An experienced motor mechanic when he joined the FDNY in 1907, Francis Blessing’s skill at the wheel of the new motorized cars and trucks quickly became apparent. He was soon assigned to drive Chiefs of Department Croker and, later, Kenlon. He also drove Deputy Chief Smoky Joe Martin and Deputy Chief Ahern for brief periods. When Rescue Co. 1 was organized in 1915, Blessing was sent to drive the new rig. For some reason, his name was not officially on the roster until 1917, but his name is mentioned in the company’s first heroic actions—ranging from ship fires to sub-cellar fires and chemical leaks.

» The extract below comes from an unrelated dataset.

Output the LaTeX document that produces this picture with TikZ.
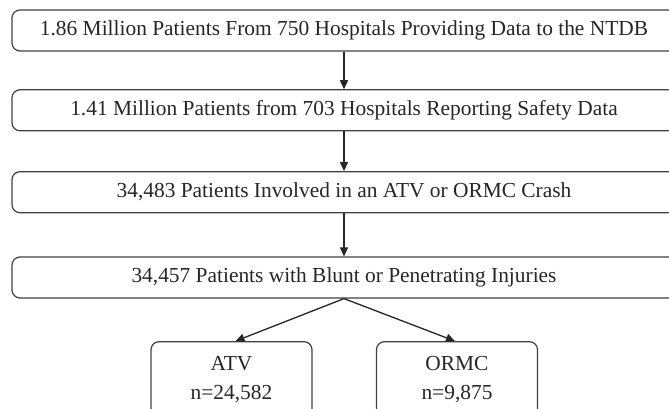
\documentclass[tikz,border=0pt]{standalone}
\usepackage{fontspec}
\setmainfont{Liberation Serif}
\usetikzlibrary{arrows.meta}
\begin{document}
\begin{tikzpicture}[x=1pt,y=1pt,
  box/.style={draw=black!75, line width=1.2pt, rounded corners=8pt, inner sep=0pt,
    font=\fontsize{21.4}{29}\selectfont, text=black!85, align=center},
  wide/.style={box, minimum width=664pt, minimum height=41pt},
  leaf/.style={box, minimum width=161pt, minimum height=76.6pt},
  arr/.style={draw=black!85, line width=1.3pt, -{Triangle[length=9pt,width=8pt]}}]
\useasboundingbox (0,0) rectangle (669,408);
\node[wide] (n1) at (344,377.5) {1.86 Million Patients From 750 Hospitals Providing Data to the NTDB};
\node[wide] (n2) at (344,297.7) {1.41 Million Patients from 703 Hospitals Reporting Safety Data};
\node[wide] (n3) at (344,215.8) {34,483 Patients Involved in an ATV or ORMC Crash};
\node[wide] (n4) at (344,130.5) {34,457 Patients with Blunt or Penetrating Injuries};
\node[leaf] (atv) at (231.5,28) {ATV\\n=24,582};
\node[leaf] (ormc) at (457,28) {ORMC\\n=9,875};
\draw[arr] (n1.south) -- (n2.north);
\draw[arr] (n2.south) -- (n3.north);
\draw[arr] (n3.south) -- (n4.north);
\draw[arr] (n4.south) -- ([xshift=4pt]atv.north);
\draw[arr] (n4.south) -- ([xshift=-2pt]ormc.north);
\end{tikzpicture}
\end{document}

Blessing continued as the primary driver of the rig until he was promoted to lieutenant in 1917. In a most unusual move, he remained in Rescue 1 as an officer and continued driving. Blessing would drive to the Brooklyn Navy Yard in 1918 for an extremely dangerous fire onboard a submarine moored at the docks. Despite the danger, which included the presence of live torpedoes, Blessing led a team of smoke-helmeted rescue men into the blazing sub to rescue crew members and extinguish the fire. He was awarded the FDNY’s highest award, the James Gordon Bennett Medal for his performance at this fire. It was his seventh award for valor. Sadly, Blessing contracted pneumonia in March 1920 and, after a two-week battle, passed away. It was noted in his New York Evening World obituary, “He had a record of taking the apparatus seven miles into the Bronx in 10 minutes one night last winter.”
The five-foot, nine-inch 34-year-old fire officer’s career lasted only 13 years, but during that time he cast a long shadow among the heroes of the FDNY.